The fan movement continued to be active in the 1950s. Here George T. Wetzel was the spearhead. As early as 1946 he had begun compilation of a new bibliography of Lovecraft: Francis T. Laney and William H. Evans (receiving assistance from Barlow and other individuals) had assembled one in 1943, but it was very preliminary. Wetzel spent years combing through amateur journals, while Robert E. Briney concentrated on professional appearances. The result—the seventh and last volume of Wetzel’s Lovecraft Collectors Library (1955)—is a landmark, and the foundation for all subsequent bibliographic work on Lovecraft. The first five volumes of the Lovecraft Collectors Library contained obscure stories, poems, and essays by Lovecraft; the sixth, essays about him, including memoirs reprinted from Edward H. Cole’s special Olympian issue. These volumes were all humbly produced on mimeograph, but they began that resurrection of Lovecraft’s lesser work which continues in the small press today.
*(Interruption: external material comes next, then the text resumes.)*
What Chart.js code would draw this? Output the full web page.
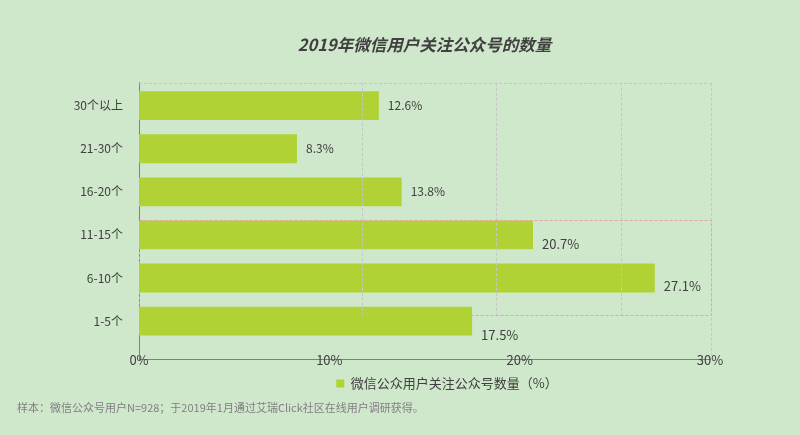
<!DOCTYPE html>
<html>
<head>
<meta charset="utf-8">
<script src="https://cdn.jsdelivr.net/npm/chart.js@4"></script>
<style>
  html, body { margin: 0; padding: 0; background: #cfe7cb; }
  #wrap { width: 800px; height: 435px; position: relative; }
</style>
</head>
<body>
<div id="wrap"><canvas id="chart"></canvas></div>
<script>
// 数据
const categories = ['30个以上', '21-30个', '16-20个', '11-15个', '6-10个', '1-5个'];
const values = [12.6, 8.3, 13.8, 20.7, 27.1, 17.5];
const xTicks = [0, 10, 20, 30];
const seriesName = '微信公众用户关注公众号数量（%）';
const chartTitle = '2019年微信用户关注公众号的数量';
const note = '样本：微信公众号用户N=928；于2019年1月通过艾瑞Click社区在线用户调研获得。';

// 样式
const FONT = '"Noto Sans CJK SC", "Noto Sans", sans-serif';
const TEXT = '#404040';
const BAR = '#b0d235';
const labelShift = [0, 0, 0, 9, 8, 14];   // 数值标签的纵向偏移
const labelSize = [12, 12, 12, 13, 13, 13];

// 数值标签
const valueLabels = {
    id: 'valueLabels',
    afterDatasetsDraw(chart) {
        const ctx = chart.ctx;
        const meta = chart.getDatasetMeta(0);
        ctx.save();
        ctx.fillStyle = TEXT;
        ctx.textAlign = 'left';
        ctx.textBaseline = 'middle';
        meta.data.forEach((bar, i) => {
            ctx.font = labelSize[i] + 'px ' + FONT;
            ctx.fillText(values[i].toFixed(1) + '%', bar.x + 9, bar.y + labelShift[i]);
        });
        ctx.restore();
    }
};

// 原图中的虚线框
const dashedFrame = {
    id: 'dashedFrame',
    afterDatasetsDraw(chart) {
        const {ctx, chartArea} = chart;
        const x = chart.scales.x, y = chart.scales.y;
        ctx.save();
        ctx.lineWidth = 1;
        ctx.setLineDash([3, 2]);
        ctx.strokeStyle = '#c6c6c6';
        ctx.beginPath();
        ctx.moveTo(x.getPixelForValue(0), Math.round(chartArea.top) + 0.5);
        ctx.lineTo(x.getPixelForValue(30) + 1, Math.round(chartArea.top) + 0.5);
        [11.72, 18.76, 25.32].forEach(v => {
            const px = Math.round(x.getPixelForValue(v)) + 0.5;
            ctx.moveTo(px, chartArea.top);
            ctx.lineTo(px, y.getPixelForValue(4.85));
        });
        const px30 = Math.round(x.getPixelForValue(30)) + 1.5;
        ctx.moveTo(px30, chartArea.top);
        ctx.lineTo(px30, chartArea.bottom - 3);
        ctx.stroke();

        ctx.strokeStyle = '#e8a3a3';
        const t = Math.round(y.getPixelForValue(2.66)) + 0.5;
        const b = Math.round(y.getPixelForValue(4.85)) + 0.5;
        const l = Math.round(x.getPixelForValue(0)) + 0.5;
        const r = Math.round(x.getPixelForValue(30)) + 1.5;
        ctx.strokeRect(l, t, r - l, b - t);
        ctx.restore();
    }
};

// 底部注释
const footNote = {
    id: 'footNote',
    afterDraw(chart) {
        const ctx = chart.ctx;
        ctx.save();
        ctx.font = '11px ' + FONT;
        ctx.fillStyle = '#808080';
        ctx.textAlign = 'left';
        ctx.textBaseline = 'middle';
        ctx.fillText(note, 17, 408);
        ctx.restore();
    }
};

new Chart(document.getElementById('chart'), {
    type: 'bar',
    data: {
        datasets: [{
            label: seriesName,
            data: categories.map((c, i) => ({ x: values[i], y: i })),
            backgroundColor: BAR,
            borderWidth: 0,
            categoryPercentage: 1,
            barPercentage: 0.67
        }]
    },
    options: {
        indexAxis: 'y',
        responsive: true,
        maintainAspectRatio: false,
        animation: false,
        // 右侧负边距让图例整体偏右，和原图一致
        layout: { padding: { left: 61, right: -33, top: 0, bottom: 35 } },
        plugins: {
            title: {
                display: true,
                text: chartTitle,
                color: TEXT,
                fullSize: false,
                font: { family: FONT, size: 16.5, weight: 'bold', style: 'italic' },
                padding: { top: 35, bottom: 28 }
            },
            legend: {
                position: 'bottom',
                labels: {
                    boxWidth: 8,
                    boxHeight: 8,
                    padding: 6,
                    color: TEXT,
                    font: { family: FONT, size: 13 }
                }
            },
            tooltip: { enabled: false }
        },
        scales: {
            x: {
                type: 'linear',
                min: 0,
                max: 30,
                afterBuildTicks: s => { s.ticks = xTicks.map(v => ({ value: v })); },
                afterFit: s => { s.height = 12; },
                grid: { display: false, drawTicks: false },
                border: { color: '#7f7f7f', width: 1 },
                ticks: {
                    callback: v => v + '%',
                    mirror: true,
                    padding: -9,
                    maxRotation: 0,
                    color: TEXT,
                    font: { family: FONT, size: 13 }
                }
            },
            y: {
                type: 'linear',
                reverse: true,
                offset: false,
                min: -0.53,
                max: 5.88,
                afterBuildTicks: s => { s.ticks = categories.map((c, i) => ({ value: i })); },
                afterFit: s => { s.width = 78; },
                grid: { display: false, drawTicks: false, offset: false },
                border: { color: '#7f7f7f', width: 1 },
                ticks: {
                    callback: v => categories[v],
                    padding: 16,
                    color: TEXT,
                    font: { family: FONT, size: 12 }
                }
            },
            yRight: {
                type: 'linear',
                position: 'right',
                afterFit: s => { s.width = 123; },
                grid: { display: false, drawTicks: false },
                border: { display: false },
                ticks: { display: false }
            }
        }
    },
    plugins: [dashedFrame, valueLabels, footNote]
});
</script>
</body>
</html>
On a more academic front, the Swiss scholar Peter Penzoldt devoted some remarkably astute pages to Lovecraft in The Supernatural in Fiction (1952), which could be called the first significant treatise in the field since “Supernatural Horror in Literature,” and which itself draws upon Lovecraft’s monograph for many of its theoretical presuppositions. Lovecraft also entered
a textbook for the first time (if we discount “Sleepy Hollow To-day”) when “The Music of Erich Zann” was included in James B. Hall and Joseph Langland’s The Short Story (1956), complete with study questions at the end.